▸ **Stated exercise**
Pictures stay out of the copy. Repeat exactly the lines from the first entry below through the line that contains "plt.rcParams['mathtext.default'] = 'regular'", and nothing beyond.

## begin

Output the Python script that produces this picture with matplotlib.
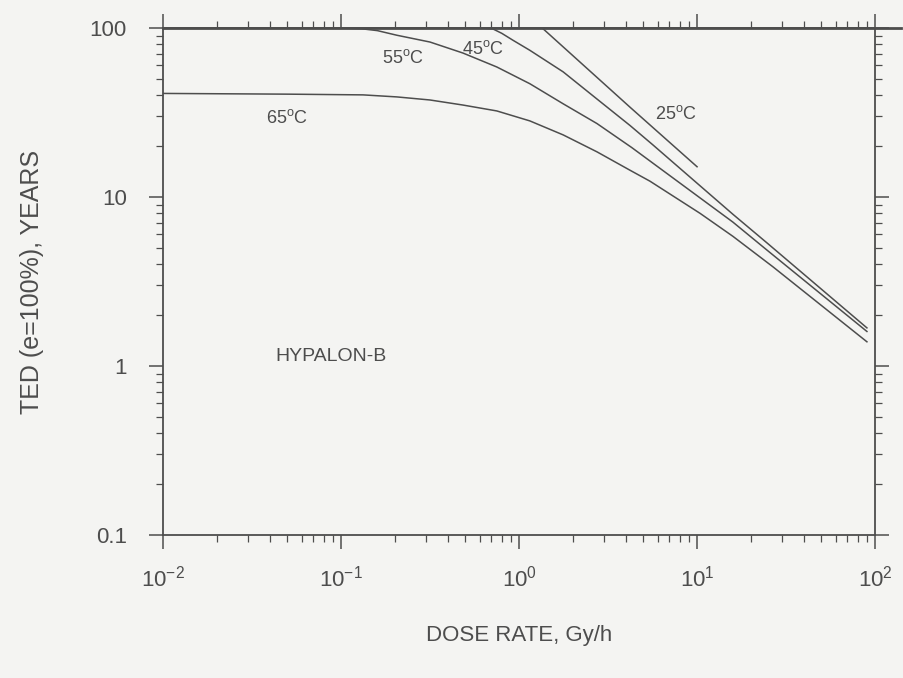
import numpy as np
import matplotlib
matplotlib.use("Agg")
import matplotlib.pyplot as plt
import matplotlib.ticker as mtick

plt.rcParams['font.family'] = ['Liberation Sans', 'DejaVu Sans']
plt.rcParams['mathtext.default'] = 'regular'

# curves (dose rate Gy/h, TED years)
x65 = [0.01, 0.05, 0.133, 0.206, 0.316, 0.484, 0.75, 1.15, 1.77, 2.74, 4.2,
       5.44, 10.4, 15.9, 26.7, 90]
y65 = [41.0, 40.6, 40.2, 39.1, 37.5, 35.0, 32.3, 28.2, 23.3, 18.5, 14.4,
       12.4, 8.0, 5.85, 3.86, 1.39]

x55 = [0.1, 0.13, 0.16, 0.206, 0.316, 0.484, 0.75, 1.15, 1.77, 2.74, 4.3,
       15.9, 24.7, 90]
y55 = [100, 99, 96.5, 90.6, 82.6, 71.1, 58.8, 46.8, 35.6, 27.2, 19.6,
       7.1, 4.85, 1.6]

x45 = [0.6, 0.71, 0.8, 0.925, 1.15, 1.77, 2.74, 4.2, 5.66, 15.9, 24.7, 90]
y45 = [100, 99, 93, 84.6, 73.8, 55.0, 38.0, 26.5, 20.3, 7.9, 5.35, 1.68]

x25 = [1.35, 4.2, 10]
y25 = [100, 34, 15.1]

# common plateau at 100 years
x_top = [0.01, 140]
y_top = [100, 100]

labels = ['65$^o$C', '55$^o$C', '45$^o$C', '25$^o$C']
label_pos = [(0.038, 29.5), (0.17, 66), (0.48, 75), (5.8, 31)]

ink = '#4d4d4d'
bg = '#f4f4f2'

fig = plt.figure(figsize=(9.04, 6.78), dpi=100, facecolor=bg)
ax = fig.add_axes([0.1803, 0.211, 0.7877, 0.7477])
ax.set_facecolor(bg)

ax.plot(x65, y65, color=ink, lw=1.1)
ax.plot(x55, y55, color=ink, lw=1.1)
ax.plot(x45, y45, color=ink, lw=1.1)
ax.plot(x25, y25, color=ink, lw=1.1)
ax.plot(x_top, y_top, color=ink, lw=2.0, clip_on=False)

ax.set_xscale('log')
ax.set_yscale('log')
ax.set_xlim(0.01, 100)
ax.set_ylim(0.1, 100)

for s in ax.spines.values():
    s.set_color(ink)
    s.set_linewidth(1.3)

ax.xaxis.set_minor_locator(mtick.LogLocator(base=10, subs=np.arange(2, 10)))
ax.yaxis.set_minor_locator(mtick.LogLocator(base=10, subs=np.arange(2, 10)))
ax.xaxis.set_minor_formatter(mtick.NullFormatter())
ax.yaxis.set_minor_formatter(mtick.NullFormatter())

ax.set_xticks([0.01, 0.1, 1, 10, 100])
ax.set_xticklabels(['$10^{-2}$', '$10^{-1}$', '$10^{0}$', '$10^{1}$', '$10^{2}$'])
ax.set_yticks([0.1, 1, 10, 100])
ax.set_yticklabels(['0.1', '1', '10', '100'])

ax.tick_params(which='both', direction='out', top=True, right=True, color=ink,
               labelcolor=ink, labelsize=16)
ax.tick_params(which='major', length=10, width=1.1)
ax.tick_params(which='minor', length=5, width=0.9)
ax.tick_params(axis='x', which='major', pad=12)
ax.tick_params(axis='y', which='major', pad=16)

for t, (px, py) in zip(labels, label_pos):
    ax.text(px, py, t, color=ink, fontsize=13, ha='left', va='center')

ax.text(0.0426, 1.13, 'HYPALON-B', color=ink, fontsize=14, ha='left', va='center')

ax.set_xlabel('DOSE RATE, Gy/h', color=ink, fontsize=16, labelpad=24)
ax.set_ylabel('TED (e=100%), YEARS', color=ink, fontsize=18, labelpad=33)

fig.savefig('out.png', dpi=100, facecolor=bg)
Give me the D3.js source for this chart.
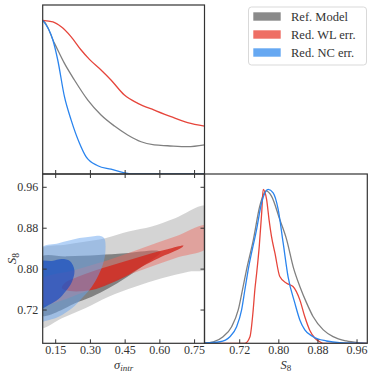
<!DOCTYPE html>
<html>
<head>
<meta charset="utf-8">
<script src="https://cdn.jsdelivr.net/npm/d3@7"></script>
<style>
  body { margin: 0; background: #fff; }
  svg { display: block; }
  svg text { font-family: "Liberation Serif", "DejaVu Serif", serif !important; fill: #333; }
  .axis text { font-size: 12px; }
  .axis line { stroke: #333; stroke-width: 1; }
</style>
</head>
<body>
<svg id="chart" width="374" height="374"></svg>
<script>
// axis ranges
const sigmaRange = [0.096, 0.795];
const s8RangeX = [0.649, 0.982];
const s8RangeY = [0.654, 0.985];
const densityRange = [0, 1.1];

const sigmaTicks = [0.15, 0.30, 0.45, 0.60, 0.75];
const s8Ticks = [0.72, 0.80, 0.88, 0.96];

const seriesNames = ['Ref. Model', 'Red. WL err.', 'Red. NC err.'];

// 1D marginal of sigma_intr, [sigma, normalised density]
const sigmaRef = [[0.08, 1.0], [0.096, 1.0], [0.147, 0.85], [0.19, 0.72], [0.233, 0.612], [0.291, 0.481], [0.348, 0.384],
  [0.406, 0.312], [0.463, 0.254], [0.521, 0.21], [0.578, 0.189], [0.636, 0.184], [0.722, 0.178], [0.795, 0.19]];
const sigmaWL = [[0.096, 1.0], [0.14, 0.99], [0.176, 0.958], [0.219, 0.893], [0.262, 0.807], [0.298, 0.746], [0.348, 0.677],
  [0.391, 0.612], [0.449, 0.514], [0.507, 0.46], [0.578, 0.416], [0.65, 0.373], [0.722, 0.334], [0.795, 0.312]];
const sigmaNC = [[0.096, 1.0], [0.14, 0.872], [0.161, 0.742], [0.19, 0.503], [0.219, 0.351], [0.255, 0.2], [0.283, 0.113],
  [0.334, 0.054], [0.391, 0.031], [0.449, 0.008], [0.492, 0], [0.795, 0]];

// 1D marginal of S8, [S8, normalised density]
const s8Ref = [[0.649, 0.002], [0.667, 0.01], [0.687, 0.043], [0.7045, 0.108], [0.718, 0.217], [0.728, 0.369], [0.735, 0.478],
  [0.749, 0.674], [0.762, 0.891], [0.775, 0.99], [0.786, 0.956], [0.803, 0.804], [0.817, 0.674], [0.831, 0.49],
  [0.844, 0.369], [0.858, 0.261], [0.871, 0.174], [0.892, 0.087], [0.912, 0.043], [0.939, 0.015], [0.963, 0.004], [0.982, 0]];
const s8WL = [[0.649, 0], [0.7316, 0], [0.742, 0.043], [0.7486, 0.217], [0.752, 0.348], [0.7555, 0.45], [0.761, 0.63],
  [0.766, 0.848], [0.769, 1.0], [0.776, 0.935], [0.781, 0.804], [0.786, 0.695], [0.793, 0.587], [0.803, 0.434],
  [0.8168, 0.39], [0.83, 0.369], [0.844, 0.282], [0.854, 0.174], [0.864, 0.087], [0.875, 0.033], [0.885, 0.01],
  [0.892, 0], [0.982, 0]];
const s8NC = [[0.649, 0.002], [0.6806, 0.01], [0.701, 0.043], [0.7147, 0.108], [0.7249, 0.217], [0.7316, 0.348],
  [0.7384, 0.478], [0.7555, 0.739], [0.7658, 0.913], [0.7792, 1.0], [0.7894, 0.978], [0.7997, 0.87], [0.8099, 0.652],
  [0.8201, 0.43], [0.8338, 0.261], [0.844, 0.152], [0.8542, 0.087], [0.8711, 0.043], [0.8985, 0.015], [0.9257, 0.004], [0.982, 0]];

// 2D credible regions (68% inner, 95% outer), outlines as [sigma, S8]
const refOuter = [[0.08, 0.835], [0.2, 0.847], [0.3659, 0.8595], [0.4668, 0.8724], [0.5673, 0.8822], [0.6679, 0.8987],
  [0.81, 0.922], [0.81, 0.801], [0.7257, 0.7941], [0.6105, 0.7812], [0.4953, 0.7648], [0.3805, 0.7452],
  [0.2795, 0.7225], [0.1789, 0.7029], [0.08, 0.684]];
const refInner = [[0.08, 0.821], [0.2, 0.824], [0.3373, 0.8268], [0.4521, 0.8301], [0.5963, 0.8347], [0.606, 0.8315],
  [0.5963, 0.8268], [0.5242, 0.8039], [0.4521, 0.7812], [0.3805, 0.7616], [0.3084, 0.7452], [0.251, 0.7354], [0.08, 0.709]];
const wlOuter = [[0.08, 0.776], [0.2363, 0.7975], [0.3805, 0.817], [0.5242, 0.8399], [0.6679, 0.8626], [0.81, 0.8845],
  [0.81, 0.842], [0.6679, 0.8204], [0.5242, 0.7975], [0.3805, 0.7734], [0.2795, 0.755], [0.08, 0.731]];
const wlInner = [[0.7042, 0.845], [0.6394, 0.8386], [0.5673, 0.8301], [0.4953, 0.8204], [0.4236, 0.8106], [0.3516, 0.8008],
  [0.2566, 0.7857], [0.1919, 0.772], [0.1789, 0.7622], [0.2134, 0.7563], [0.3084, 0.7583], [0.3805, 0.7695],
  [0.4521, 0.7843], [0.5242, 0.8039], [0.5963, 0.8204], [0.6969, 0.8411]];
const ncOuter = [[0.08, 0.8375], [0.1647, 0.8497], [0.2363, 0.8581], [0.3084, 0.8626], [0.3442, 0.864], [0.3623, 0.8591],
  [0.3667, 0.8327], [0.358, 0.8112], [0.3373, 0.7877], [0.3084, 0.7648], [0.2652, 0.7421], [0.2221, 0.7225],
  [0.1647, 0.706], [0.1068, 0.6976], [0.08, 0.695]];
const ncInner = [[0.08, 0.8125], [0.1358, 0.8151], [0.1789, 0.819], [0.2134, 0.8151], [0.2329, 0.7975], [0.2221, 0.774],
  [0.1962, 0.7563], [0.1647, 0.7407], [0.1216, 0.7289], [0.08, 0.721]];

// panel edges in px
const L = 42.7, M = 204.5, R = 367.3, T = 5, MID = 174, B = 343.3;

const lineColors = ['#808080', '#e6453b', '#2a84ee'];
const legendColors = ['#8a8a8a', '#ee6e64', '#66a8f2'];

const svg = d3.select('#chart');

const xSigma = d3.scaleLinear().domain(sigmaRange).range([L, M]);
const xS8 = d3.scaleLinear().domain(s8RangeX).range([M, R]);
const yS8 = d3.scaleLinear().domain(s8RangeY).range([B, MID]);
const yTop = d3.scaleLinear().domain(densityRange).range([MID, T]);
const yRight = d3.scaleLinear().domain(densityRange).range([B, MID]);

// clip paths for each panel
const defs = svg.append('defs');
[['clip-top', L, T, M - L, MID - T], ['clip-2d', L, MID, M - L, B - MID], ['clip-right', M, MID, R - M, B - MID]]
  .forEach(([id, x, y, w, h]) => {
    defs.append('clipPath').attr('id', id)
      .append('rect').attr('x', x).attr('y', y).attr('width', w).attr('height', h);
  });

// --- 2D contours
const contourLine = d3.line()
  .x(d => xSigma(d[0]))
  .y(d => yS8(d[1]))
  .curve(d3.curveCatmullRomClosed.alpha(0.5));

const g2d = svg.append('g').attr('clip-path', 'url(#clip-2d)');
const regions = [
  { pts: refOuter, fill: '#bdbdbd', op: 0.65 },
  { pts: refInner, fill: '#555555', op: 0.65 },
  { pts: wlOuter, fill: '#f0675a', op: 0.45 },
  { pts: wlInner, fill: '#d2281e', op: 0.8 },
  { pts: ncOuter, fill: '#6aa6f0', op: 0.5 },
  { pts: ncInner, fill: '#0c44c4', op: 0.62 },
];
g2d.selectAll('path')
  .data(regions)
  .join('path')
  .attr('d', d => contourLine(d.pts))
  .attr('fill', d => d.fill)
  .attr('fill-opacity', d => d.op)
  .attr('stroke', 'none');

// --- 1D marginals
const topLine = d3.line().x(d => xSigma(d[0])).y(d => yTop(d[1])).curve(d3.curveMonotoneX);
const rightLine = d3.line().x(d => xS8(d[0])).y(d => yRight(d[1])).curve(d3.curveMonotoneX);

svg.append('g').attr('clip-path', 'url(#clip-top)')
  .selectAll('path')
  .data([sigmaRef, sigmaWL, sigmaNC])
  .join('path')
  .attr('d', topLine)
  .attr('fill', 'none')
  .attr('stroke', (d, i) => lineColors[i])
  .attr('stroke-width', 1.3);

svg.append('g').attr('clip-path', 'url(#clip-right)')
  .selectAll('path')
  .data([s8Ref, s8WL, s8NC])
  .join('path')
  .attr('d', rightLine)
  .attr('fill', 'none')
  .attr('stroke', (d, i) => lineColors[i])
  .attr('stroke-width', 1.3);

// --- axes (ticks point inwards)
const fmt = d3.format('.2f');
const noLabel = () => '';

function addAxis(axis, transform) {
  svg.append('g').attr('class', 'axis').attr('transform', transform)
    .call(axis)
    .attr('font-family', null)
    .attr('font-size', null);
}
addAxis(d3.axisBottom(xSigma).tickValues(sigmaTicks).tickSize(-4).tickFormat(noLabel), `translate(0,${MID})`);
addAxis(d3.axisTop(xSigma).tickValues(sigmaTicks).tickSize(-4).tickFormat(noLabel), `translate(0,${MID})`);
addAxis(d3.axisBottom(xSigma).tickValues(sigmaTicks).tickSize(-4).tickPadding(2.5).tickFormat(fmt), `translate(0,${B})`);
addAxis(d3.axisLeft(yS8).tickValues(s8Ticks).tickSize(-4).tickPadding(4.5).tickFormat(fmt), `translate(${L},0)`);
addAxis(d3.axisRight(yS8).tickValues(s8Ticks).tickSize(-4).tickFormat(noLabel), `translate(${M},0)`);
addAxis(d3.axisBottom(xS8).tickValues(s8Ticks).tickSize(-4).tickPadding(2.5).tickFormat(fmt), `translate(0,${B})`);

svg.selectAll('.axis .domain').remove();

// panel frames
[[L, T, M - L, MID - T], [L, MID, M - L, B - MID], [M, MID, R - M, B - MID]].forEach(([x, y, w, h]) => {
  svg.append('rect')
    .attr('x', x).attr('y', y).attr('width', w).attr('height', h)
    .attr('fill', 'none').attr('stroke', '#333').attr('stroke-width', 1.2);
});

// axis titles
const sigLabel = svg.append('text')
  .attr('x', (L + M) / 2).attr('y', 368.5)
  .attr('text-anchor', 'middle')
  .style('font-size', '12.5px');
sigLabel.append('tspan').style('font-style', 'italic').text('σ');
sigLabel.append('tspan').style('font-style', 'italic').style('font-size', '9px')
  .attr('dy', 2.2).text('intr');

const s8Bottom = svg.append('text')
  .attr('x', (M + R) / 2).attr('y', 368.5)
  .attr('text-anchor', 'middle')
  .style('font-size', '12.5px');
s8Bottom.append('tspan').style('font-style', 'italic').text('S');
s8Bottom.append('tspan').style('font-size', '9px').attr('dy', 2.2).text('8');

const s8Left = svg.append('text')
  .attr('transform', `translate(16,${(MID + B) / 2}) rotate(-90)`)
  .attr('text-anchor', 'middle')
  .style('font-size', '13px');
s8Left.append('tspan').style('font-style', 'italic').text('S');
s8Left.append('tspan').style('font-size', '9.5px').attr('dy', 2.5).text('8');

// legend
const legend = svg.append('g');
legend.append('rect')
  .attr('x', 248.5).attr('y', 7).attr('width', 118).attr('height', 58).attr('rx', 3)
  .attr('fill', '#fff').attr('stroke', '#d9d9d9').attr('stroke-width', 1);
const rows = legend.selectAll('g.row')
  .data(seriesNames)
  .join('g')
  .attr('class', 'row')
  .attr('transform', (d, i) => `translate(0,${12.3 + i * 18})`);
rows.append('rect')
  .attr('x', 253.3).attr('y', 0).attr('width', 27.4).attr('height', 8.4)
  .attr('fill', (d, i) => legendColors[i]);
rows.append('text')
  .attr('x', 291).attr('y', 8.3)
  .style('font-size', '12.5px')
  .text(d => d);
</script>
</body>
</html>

## end

▸ **Response to this task**
Output the Python script that produces this picture with matplotlib.
import numpy as np
import matplotlib
matplotlib.use("Agg")
import matplotlib.pyplot as plt
import matplotlib.ticker as mtick

plt.rcParams['font.family'] = ['Liberation Sans', 'DejaVu Sans']
plt.rcParams['mathtext.default'] = 'regular'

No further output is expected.